DOJ reveals redacted affidavit justifying Trump Mar-a-Lago raid
The Justice Department revealed a redacted copy of the affidavit used to obtain a search warrant for former President Donald Trump's home Mar-a-Lago.
The Justice Department on Friday revealed a heavily redacted copy of the affidavit used to obtain a search warrant for former President Donald Trump's home Mar-a-Lago.
The FBI had probable cause to believe that records containing classified national defense information would be found at the Palm Beach, Florida, residence, according to an agent who wrote the 32-page affidavit.
"There is also probable cause to believe that evidence of obstruction will be found" at Trump's home, read an unredacted portion of the affidavit.
A federal judge had ordered the key document's release over the objections of the DOJ, which argued it contains highly sensitive facts about the ongoing criminal investigation into Trump. U.S. Magistrate Judge Bruce Reinhart accepted the DOJ's proposed redactions to the affidavit one day before it was made public.

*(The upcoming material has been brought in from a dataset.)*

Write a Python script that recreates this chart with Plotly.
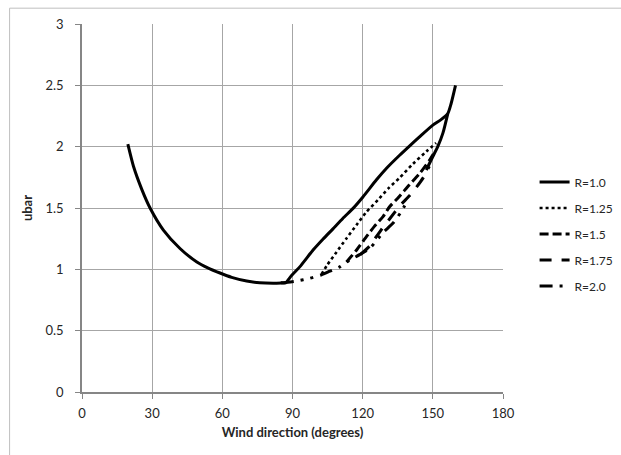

Click here or scroll down to read the heavily redacted affidavit.
"The government is conducting a criminal investigation concerning the improper removal and storage of classified information in unauthorized spaces, as well as the unlawful concealment and removal of government records," the FBI agent, whose name was blacked out, wrote in the affidavit's first line.
The agent then wrote that the probe began because of a referral from the National Archives and Records Administration in February, after NARA received 15 boxes of records from Trump's residence in Florida. By law, presidential records must be turned over to the National Archives when a president departs office.
The FBI found that in those boxes were documents that bore classification markings, and included records relating to national defense information, which had been stored at Mar-a-Lago in an unsecured location.
The 15 boxes included 184 specific documents marked classified, 67 of which were marked "confidential," 92 marked "secret" and 25 documents marked "top secret," according to the affidavit.
"Based upon this investigation, I do not believe that any spaces within the PREMISES have been authorized for the storage of classified information at least since the end of FPOTUS 's Presidential Administration on January 20, 2021," the agent wrote in the affidavit.
Of the 32 pages of the affidavit, 21 pages are almost totally or significantly blacked out.
The search warrant itself was revealed voluntarily by the DOJ less than a week after the Aug. 8 raid. The warrant indicated that FBI agents were looking for materials showing violations of laws against obstruction of justice and the removal of official records, as well as the U.S. Espionage Act.
The FBI took at least 20 boxes of items in the August raid, including numerous sets of highly classified documents, according to a property receipt that was also made public by the DOJ.
In a social media post after the redacted affidavit was released, Trump accused the FBI and DOJ of "public relations subterfuge" by the fact that the word "Nuclear" did not appear in the document — though he also noted that it was "heavily redacted!!!" The affidavit did not detail the specific content of documents it expected to find.
Trump also lashed out at Reinhart, arguing that he should have recused himself from this matter because he had previously removed himself from another case involving the former president. The reason for that recusal was not clear, news outlets reported, but Trump claimed it was "based on his animosity and hatred of your favorite President, me."
The government argued last week against releasing the affidavit, even in a redacted form.
"The redactions necessary to mitigate harms to the integrity of the investigation would be so extensive as to render the remaining unsealed text devoid of meaningful content," read a court filing from Jay Bratt, head of the counterintelligence and export control section of the DOJ's National Security Division.
Bratt also argued that the affidavit "would serve as a roadmap to the government's ongoing investigation" if disclosed.
Reinhart disagreed, and ordered the government to propose redactions to U.S. District Court in West Palm Beach, Florida, by Thursday. The judge accepted the DOJ's redactions later that day.
The government said last week that the Mar-a-Lago raid is part of a probe that "implicates national security" and is still in its "early stages."
Trump, who first revealed the FBI's search of his Florida residence, has cast himself as the victim of a political attack by the Biden administration that was carried out against the presumptive Republican front-runner in the 2024 presidential race.
The former president on Monday sued the government, asking a federal judge to block the DOJ from poring over the documents seized from Mar-a-Lago until a court-appointed third party reviews them.
"The political Hacks and Thugs had no right under the Presidential Records Act to storm Mar-a-Lago and steal everything in sight, including Passports and privileged documents," Trump said in a social media post earlier Friday morning.